Places of interests in and around Haa in Western Bhutan
Lhakhang Karpo

Lhakhang Karpo was established in the 7th century by Tibetan king Songtsen Gempo in his mission to build 108 monasteries in one day. He built Lhakhang Karpo and Lhakhang Nagpo in the Haa Valley. According to a legend, a black and white pigeon were released to select sites to build the temples.
These two temples stand as the guardian sentinels keeping watch at the south entrance of the valley. The white pigeon landed on the foothills of the three towering mountains worshipped as Rigsum Gonpo and is where the Lhakhang stands today.
The temple was named Karpo (white) as it was built on the site where the white pigeon landed.


Lhakhang Nagpo

Located in Dumchoe village, the monastery was established in the 7th century by King Songtsen Gampo in his mission to build 108 monasteries in one day. It is situated towards the north of Lhakhang Karpo.

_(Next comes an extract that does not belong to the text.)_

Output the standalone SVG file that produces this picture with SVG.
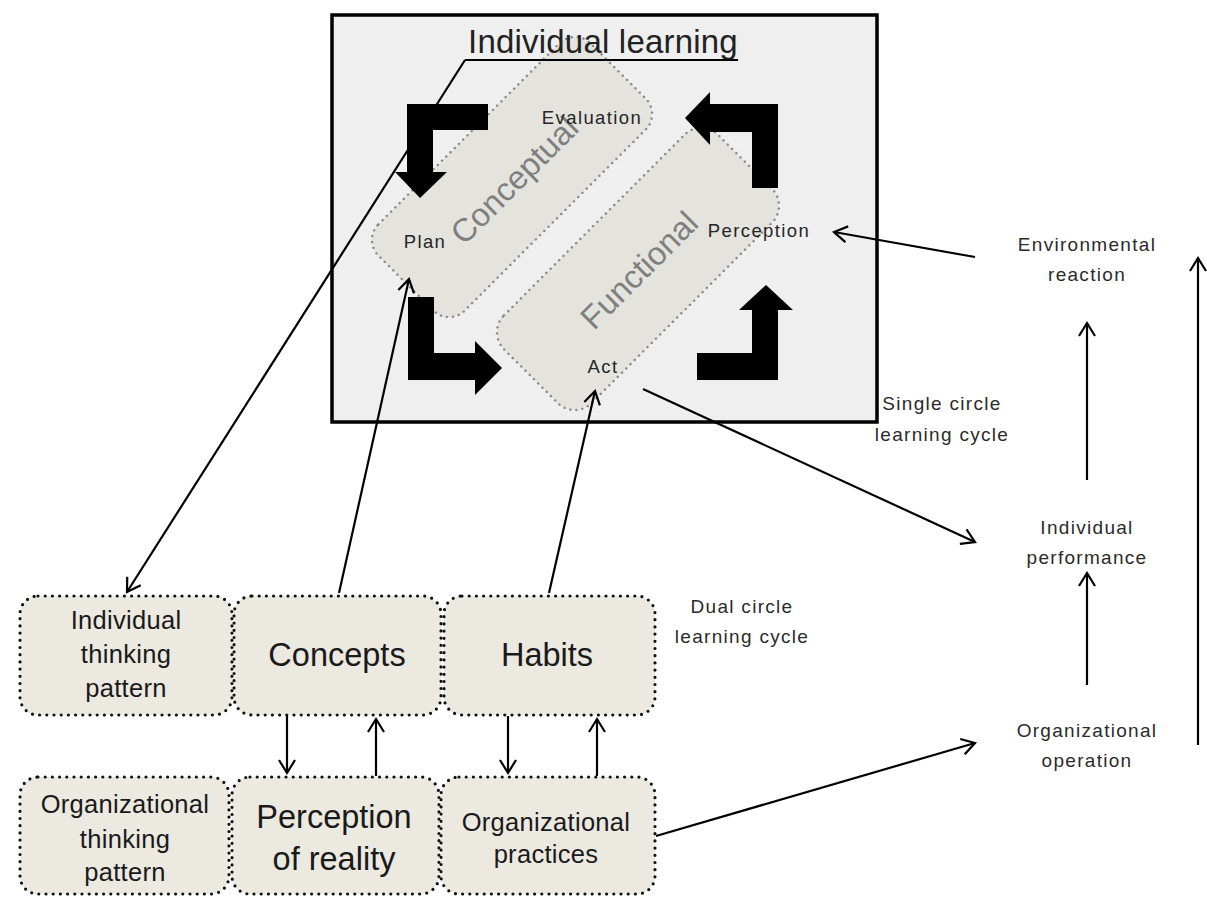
<svg xmlns="http://www.w3.org/2000/svg" width="1207" height="897" viewBox="0 0 1207 897">
  <style>
    .lbl { font-family: "Liberation Sans", Arial, sans-serif; fill: #262626; text-anchor: middle; }
    .small { font-size: 18.5px; letter-spacing: 1.4px; }
    .side { font-size: 19px; letter-spacing: 1.3px; fill: #2b2b2b; }
    .box-txt { font-size: 25.5px; letter-spacing: 0.3px; fill: #1a1a1a; }
    .box-big { font-size: 32.5px; fill: #1a1a1a; }
    .phase { font-family: "Liberation Sans", Arial, sans-serif; font-size: 32.5px; fill: #7f7f7f; text-anchor: middle; }
    .phase-box { fill: #e4e3de; stroke: #8a8a8a; stroke-width: 2.5; stroke-dasharray: 0 6; stroke-linecap: round; }
    .node { fill: #ece9e1; stroke: #111; stroke-width: 3.2; stroke-dasharray: 0 7.2; stroke-linecap: round; }
    .turn { fill: #000; }
    .wire { fill: none; stroke: #000; stroke-width: 2.2; marker-end: url(#head); }
  </style>
  <defs>
    <marker id="head" markerUnits="userSpaceOnUse" markerWidth="18" markerHeight="18" refX="15" refY="9" orient="auto" overflow="visible">
      <path d="M2,1 L15,9 L2,17" fill="none" stroke="#000" stroke-width="2.2"/>
    </marker>
  </defs>

  <rect width="1207" height="897" fill="#fff"/>

  <!-- individual learning cycle -->
  <g id="individual-learning">
    <rect x="332" y="15" width="545" height="407" fill="#efefef" stroke="#000" stroke-width="3.5"/>

    <!-- diagonal phase bands -->
    <rect class="phase-box" x="-150" y="-61" width="300" height="122" rx="22" transform="translate(512 177) rotate(-45)"/>
    <rect class="phase-box" x="-151.5" y="-62" width="303" height="124" rx="24" transform="translate(638 269) rotate(-45)"/>

    <text class="phase" transform="translate(514 180) rotate(-45)" dy="11.5">Conceptual</text>
    <text class="phase" transform="translate(639 270) rotate(-45)" dy="11.5">Functional</text>

    <!-- the four bent arrows of the cycle -->
    <polygon class="turn" points="488,104 407,104 407,172 395,172 420,198 447,172 433,172 433,130 488,130"/>
    <polygon class="turn" points="408,297 434,297 434,353 475,353 475,341 502,368 475,395 475,380 408,380"/>
    <polygon class="turn" points="697,353 752,353 752,310 739,310 766,285 793,310 778,310 778,380 697,380"/>
    <polygon class="turn" points="778,188 752,188 752,132 710,132 710,145 685,118 710,92 710,104 778,104"/>

    <text class="lbl" x="603" y="53" style="font-size:33px; letter-spacing:0.2px; fill:#222">Individual learning</text>
    <line x1="465" y1="60" x2="738" y2="60" stroke="#000" stroke-width="2"/>

    <text class="lbl small" x="592" y="124">Evaluation</text>
    <text class="lbl small" x="425" y="248">Plan</text>
    <text class="lbl small" x="759" y="237">Perception</text>
    <text class="lbl small" x="603" y="373">Act</text>
  </g>

  <!-- individual row -->
  <g id="individual-thinking-pattern">
    <rect class="node" x="20" y="596" width="212" height="119" rx="18"/>
    <text class="lbl box-txt" x="126" y="629">Individual</text>
    <text class="lbl box-txt" x="126" y="663">thinking</text>
    <text class="lbl box-txt" x="126" y="697">pattern</text>
  </g>
  <g id="concepts">
    <rect class="node" x="234" y="596" width="207" height="119" rx="18"/>
    <text class="lbl box-big" x="337" y="666">Concepts</text>
  </g>
  <g id="habits">
    <rect class="node" x="444" y="596" width="211" height="119" rx="18"/>
    <text class="lbl box-big" x="547" y="666">Habits</text>
  </g>

  <!-- organizational row -->
  <g id="organizational-thinking-pattern">
    <rect class="node" x="20" y="777" width="209" height="117" rx="18"/>
    <text class="lbl box-txt" x="125" y="813">Organizational</text>
    <text class="lbl box-txt" x="125" y="848">thinking</text>
    <text class="lbl box-txt" x="125" y="881">pattern</text>
  </g>
  <g id="perception-of-reality">
    <rect class="node" x="232" y="777" width="207" height="117" rx="18"/>
    <text class="lbl box-big" x="334" y="828">Perception</text>
    <text class="lbl box-big" x="334" y="870">of reality</text>
  </g>
  <g id="organizational-practices">
    <rect class="node" x="441" y="777" width="214" height="117" rx="18"/>
    <text class="lbl box-txt" x="546" y="831">Organizational</text>
    <text class="lbl box-txt" x="546" y="863">practices</text>
  </g>

  <!-- outcome chain -->
  <g id="environmental-reaction">
    <text class="lbl side" x="1087" y="251">Environmental</text>
    <text class="lbl side" x="1087" y="281">reaction</text>
  </g>
  <g id="individual-performance">
    <text class="lbl side" x="1087" y="534">Individual</text>
    <text class="lbl side" x="1087" y="564">performance</text>
  </g>
  <g id="organizational-operation">
    <text class="lbl side" x="1087" y="737">Organizational</text>
    <text class="lbl side" x="1087" y="767">operation</text>
  </g>

  <!-- cycle captions -->
  <g id="single-circle">
    <text class="lbl side" x="942" y="410">Single circle</text>
    <text class="lbl side" x="942" y="441">learning cycle</text>
  </g>
  <g id="dual-circle">
    <text class="lbl side" x="742" y="613">Dual circle</text>
    <text class="lbl side" x="742" y="643">learning cycle</text>
  </g>

  <!-- connectors -->
  <g id="connectors">
    <line class="wire" x1="465" y1="60" x2="127" y2="592"/>
    <line class="wire" x1="339" y1="593" x2="409" y2="279"/>
    <line class="wire" x1="549" y1="593" x2="595" y2="391"/>
    <line class="wire" x1="643" y1="389" x2="975" y2="542"/>
    <line class="wire" x1="975" y1="257" x2="834" y2="232"/>
    <line class="wire" x1="656" y1="836" x2="975" y2="743"/>
    <line class="wire" x1="287" y1="716" x2="287" y2="773"/>
    <line class="wire" x1="376" y1="776" x2="376" y2="719"/>
    <line class="wire" x1="508" y1="716" x2="508" y2="773"/>
    <line class="wire" x1="597" y1="776" x2="597" y2="719"/>
    <line class="wire" x1="1087" y1="480" x2="1087" y2="323"/>
    <line class="wire" x1="1087" y1="685" x2="1087" y2="573"/>
    <line class="wire" x1="1198" y1="745" x2="1198" y2="258"/>
  </g>
</svg>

Legend has it that King Songtsen Gampo released a black and a white pigeon to select sites to build the temples. The black pigeon landed a little north of the white pigeon, indicating the preordained site of the present Lhakhang Nagpo. The temple was named Nagpo (black) as it was built on the site where the black pigeon landed. Built on a lake; an opening in the floor of the temple serves as the channel to the underground lake. Lhakhang Nagpo serves as the seat for the guardian deity Da Do Chen.